Monday, July 23, 2012

Tennessee Air National Guard Forms a New Cycling Team

Tennessee Air National Guard Forms a New Cycling Team
By:  CMSgt Michael G. Lander
This article was originally written on August 4, 2009

Members of the Tennessee Air National Guard Cycling Team.  From left to right are Capt Keith Ashford, MSgt Wayne Knight, MSgt Malcolm Gilbert, SMSgt Deanne Davis, MSgt Mary Keenan, SSgt David Cooper, Capt Brian Gordon, Corey Wampler, and CMSgt Michael Lander.  Those not pictured include SSgt Terrence Bronson and TSgt Jonathan "Turtle" Tweel.
Since 1947, the Tennessee Air National Guard has had a very proud history in which it has had its members mobilize and deploy while also providing airlift support for emergency relief as well as for military operations and various contingencies over the years.  While several individuals live outside the Memphis metropolitan area, most of the unit members live in and around the city of Memphis and are an integral part of the local community.

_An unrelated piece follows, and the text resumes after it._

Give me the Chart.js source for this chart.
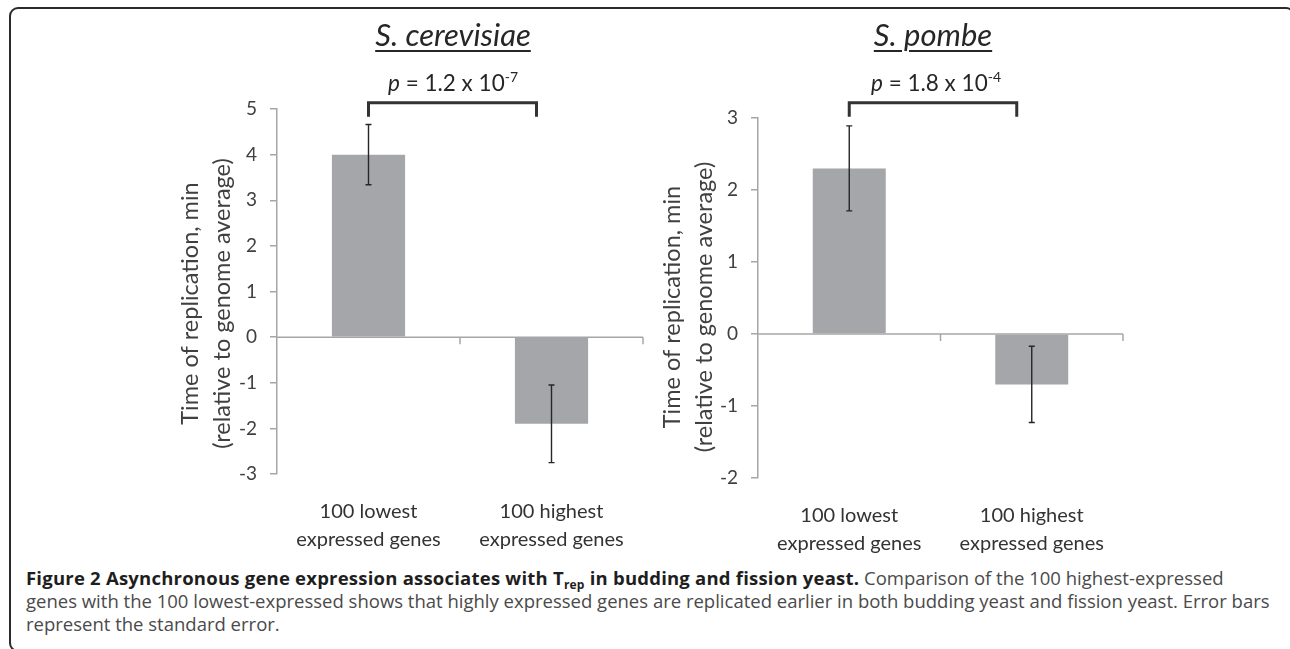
<!DOCTYPE html>
<html>
<head>
<meta charset="utf-8">
<script src="https://cdn.jsdelivr.net/npm/chart.js@4"></script>
<style>
  html, body { margin: 0; padding: 0; background: #fff; }
  #page { position: relative; width: 1290px; height: 649px; overflow: hidden; font-family: Lato, sans-serif; }
  .frame { position: absolute; left: 9px; top: 7px; width: 1286px; height: 645px; box-sizing: border-box;
           border: 2px solid #2b2b2b; border-radius: 9px; }
  .wrap { position: absolute; top: 0; }
  .species { position: absolute; top: 19px; font: italic 31px Lato, sans-serif; line-height: 31px; color: #262626;
             text-decoration: underline; text-decoration-thickness: 2px; text-underline-offset: 4px;
             transform: translateX(-50%); white-space: nowrap; }
  .pval { position: absolute; top: 72px; font: 22.5px Lato, sans-serif; line-height: 22.5px; color: #262626;
          transform: translateX(-50%); white-space: nowrap; }
  .pval sup { font-size: 14px; line-height: 0; vertical-align: 9px; }
  .caption { position: absolute; left: 26px; top: 566px; font-family: "Open Sans", sans-serif; font-size: 18.5px;
             line-height: 23px; color: #4a4a4a; white-space: nowrap; }
  .caption b { color: #1e1e1e; letter-spacing: 0.22px; }
  .caption sub { font-size: 12px; line-height: 0; vertical-align: -4px; }
</style>
</head>
<body>
<div id="page">
  <div class="frame"></div>
  <div class="wrap" style="left:0px"><canvas id="cerevisiaeChart" width="660" height="560"></canvas></div>
  <div class="wrap" style="left:640px"><canvas id="pombeChart" width="650" height="560"></canvas></div>

  <div class="species" style="left:453px">S. cerevisiae</div>
  <div class="species" style="left:933px">S. pombe</div>
  <div class="pval" style="left:453px"><i>p</i> = 1.2 x 10<sup>-7</sup></div>
  <div class="pval" style="left:936px"><i>p</i> = 1.8 x 10<sup>-4</sup></div>

  <div class="caption">
    <b>Figure 2 Asynchronous gene expression associates with T<sub>rep</sub> in budding and fission yeast.</b> Comparison of the 100 highest-expressed<br>
    genes with the 100 lowest-expressed shows that highly expressed genes are replicated earlier in both budding yeast and fission yeast. Error bars<br>
    represent the standard error.
  </div>
</div>

<script>
    // values
    var categories = [['100 lowest', 'expressed genes'], ['100 highest', 'expressed genes']];
    var cerevisiaeMeans = [4.0, -1.9];
    var cerevisiaeErrors = [0.66, 0.85];
    var pombeMeans = [2.3, -0.7];
    var pombeErrors = [0.59, 0.53];
    var yTitle = ['Time of replication, min', '(relative to genome average)'];

    var axisGrey = '#a6a6a6';
    var barGrey = '#a5a6a9';
    var inkColor = '#262626';

    // trailing spaces nudge the rotated title a little lower than the plot centre, as in the figure
    function shiftedTitle(spaces) {
        var pad = new Array(spaces + 1).join(' ');
        return yTitle.map(function (line) { return line + pad; });
    }

    // zero line with category ticks, error bars and the p-value bracket
    var markupPlugin = {
        id: 'markup',
        beforeDatasetsDraw: function (chart) {
            var ctx = chart.ctx, area = chart.chartArea, x = chart.scales.x, y = chart.scales.y;
            var y0 = y.getPixelForValue(0);
            ctx.save();
            ctx.strokeStyle = axisGrey;
            ctx.lineWidth = 1.5;
            ctx.beginPath();
            ctx.moveTo(area.left, y0);
            ctx.lineTo(area.right, y0);
            for (var i = 0; i < x.ticks.length; i++) {
                var edge = i < x.ticks.length - 1 ? (x.getPixelForTick(i) + x.getPixelForTick(i + 1)) / 2 : area.right;
                ctx.moveTo(edge, y0);
                ctx.lineTo(edge, y0 + 7);
            }
            ctx.stroke();
            ctx.restore();
        },
        afterDatasetsDraw: function (chart, args, opts) {
            var ctx = chart.ctx, y = chart.scales.y;
            var ds = chart.data.datasets[0];
            var meta = chart.getDatasetMeta(0);
            ctx.save();
            ctx.strokeStyle = inkColor;
            ctx.lineWidth = 1.4;
            meta.data.forEach(function (bar, i) {
                var hi = y.getPixelForValue(ds.data[i] + ds.errors[i]);
                var lo = y.getPixelForValue(ds.data[i] - ds.errors[i]);
                ctx.beginPath();
                ctx.moveTo(bar.x, hi); ctx.lineTo(bar.x, lo);
                ctx.moveTo(bar.x - 3, hi); ctx.lineTo(bar.x + 3, hi);
                ctx.moveTo(bar.x - 3, lo); ctx.lineTo(bar.x + 3, lo);
                ctx.stroke();
            });
            var b = opts.bracket;
            var x1 = meta.data[0].x, x2 = meta.data[1].x - b.inset;
            ctx.strokeStyle = '#333';
            ctx.lineWidth = 3;
            ctx.lineCap = 'butt';
            ctx.lineJoin = 'miter';
            ctx.beginPath();
            ctx.moveTo(x1, b.bottom);
            ctx.lineTo(x1, b.top);
            ctx.lineTo(x2, b.top);
            ctx.lineTo(x2, b.bottom);
            ctx.stroke();
            ctx.restore();
        }
    };

    function makeChart(id, means, errors, yMin, yMax, box) {
        var ctx = document.getElementById(id).getContext('2d');
        return new Chart(ctx, {
            type: 'bar',
            data: {
                labels: categories,
                datasets: [{
                    data: means,
                    errors: errors,
                    backgroundColor: barGrey,
                    borderWidth: 0,
                    categoryPercentage: 1,
                    barPercentage: 0.4
                }]
            },
            options: {
                responsive: false,
                animation: false,
                layout: { padding: { left: 0, right: box.right, top: box.top, bottom: 0 } },
                scales: {
                    x: {
                        grid: { display: false, drawTicks: false, tickLength: 0 },
                        border: { display: false },
                        ticks: {
                            color: '#333',
                            padding: 24,
                            maxRotation: 0,
                            font: { family: 'Lato', size: 20, lineHeight: 1.4 }
                        },
                        afterFit: function (scale) { scale.height = box.xHeight; }
                    },
                    y: {
                        min: yMin,
                        max: yMax,
                        grid: { drawOnChartArea: false, drawTicks: true, tickLength: 7, color: axisGrey, lineWidth: 1.5 },
                        border: { display: true, color: axisGrey, width: 1.5 },
                        ticks: {
                            stepSize: 1,
                            color: '#404040',
                            padding: 13,
                            font: { family: 'Lato', size: 19 }
                        },
                        title: {
                            display: true,
                            text: shiftedTitle(box.titleShift),
                            color: '#404040',
                            padding: { top: box.titlePad, bottom: 0 },
                            font: { family: 'Lato', size: 23.5, lineHeight: 1.36 }
                        },
                        afterFit: function (scale) { scale.width = box.yWidth; }
                    }
                },
                plugins: {
                    legend: { display: false },
                    tooltip: { enabled: false },
                    markup: { bracket: { top: 102.7, bottom: 116.7, inset: 15 } }
                }
            },
            plugins: [markupPlugin]
        });
    }

    var cerevisiaeChart = makeChart('cerevisiaeChart', cerevisiaeMeans, cerevisiaeErrors, -3, 5,
        { right: 17, top: 109, xHeight: 86, yWidth: 277, titlePad: 174, titleShift: 4 });
    var pombeChart = makeChart('pombeChart', pombeMeans, pombeErrors, -2, 3,
        { right: 167, top: 118, xHeight: 82, yWidth: 118, titlePad: 16, titleShift: 3 });
</script>
</body>
</html>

Even with the military commitments that sometimes takes it's members to many different places around the world, many of them are always interested in doing things for the local Memphis community as well.  This is one of the main reasons that they formed a new cycling team composed of cycling enthusiasts from the unit who love to ride and who want to do so for one or more charitable organizations. 

Although the new Tennessee Air National Guard Cycling Team plans have been to eventually do various charity rides in the future, their main goal for this year is to prepare for and to participate in a 150-mile bike ride on 12 – 13  September 2009 to benefit the National Multiple Sclerosis Society (NMSS).  This two-day cycling event is sponsored by Federal Express and is known as the “Fed Ex Rock-n-Roll” MS-150 bike ride.

As of this date, there are nineteen (19) individuals who have joined the Tennessee Air National Guard Cycling Team and the team captain, MSgt Deanne Davis, hopes to have as many as twenty people sign up for it before the ride starts in September.  It is open to anyone assigned to the unit, their family members, and any retirees who are interested in cycling. 

The two-day ride will begin at Graceland and will travel through North Mississippi, ending up at Harrah’s Casino in Tunica for the night.  The route for the second day will start at the entranceway to the casino and will end up back at Graceland the following day.  Each day, the riders will do about 75 miles with rest stops about every 10 miles along their 150-mile trek where they are greeted by cheers from volunteers and where they have an opportunity to take a break, grab a quick bite to eat, refill their water bottles. 

Most of the individuals on this newly-created cycling team will tell you that having a Guard cycling team, that does charity rides, will present a positive image to the local community.  Some of them also see that it will likely help in recruiting efforts and also see this as an opportunity to help each of them in staying in shape and remaining physically fit themselves. 

Beyond all of that, however, most of the cyclists are primarily motivated to participate in this upcoming 150-mile bike ride for the National Multiple Sclerosis Society because they either have friends, acquaintances, or family members who have been diagnosed with multiple sclerosis. 

As many previous participants in this event will tell you, when you can associate this ride with a name and a face of someone that you know who has MS, you can not help but give everything that you can toward the cause.

In the United States, there are 400,000 people who have been diagnosed with MS and for those who have this dreaded disease, they often live a life of unpredictability and uncertainty of how the disease is going to manifest itself in their lives.  For some, they may remain symptom-free for long periods of time, while others are not as fortunate and may quickly lose their ability to walk or to see.  When it comes to MS, until there is a cure, the only sure thing that any of us can count on is that another person is going to be diagnosed with it every hour of every day. 

Perhaps through the fund-raising efforts like the 150-mile bike ride that the Tennessee Air National Guard team is participating in, it will one day help to bring about an end to MS once and for all.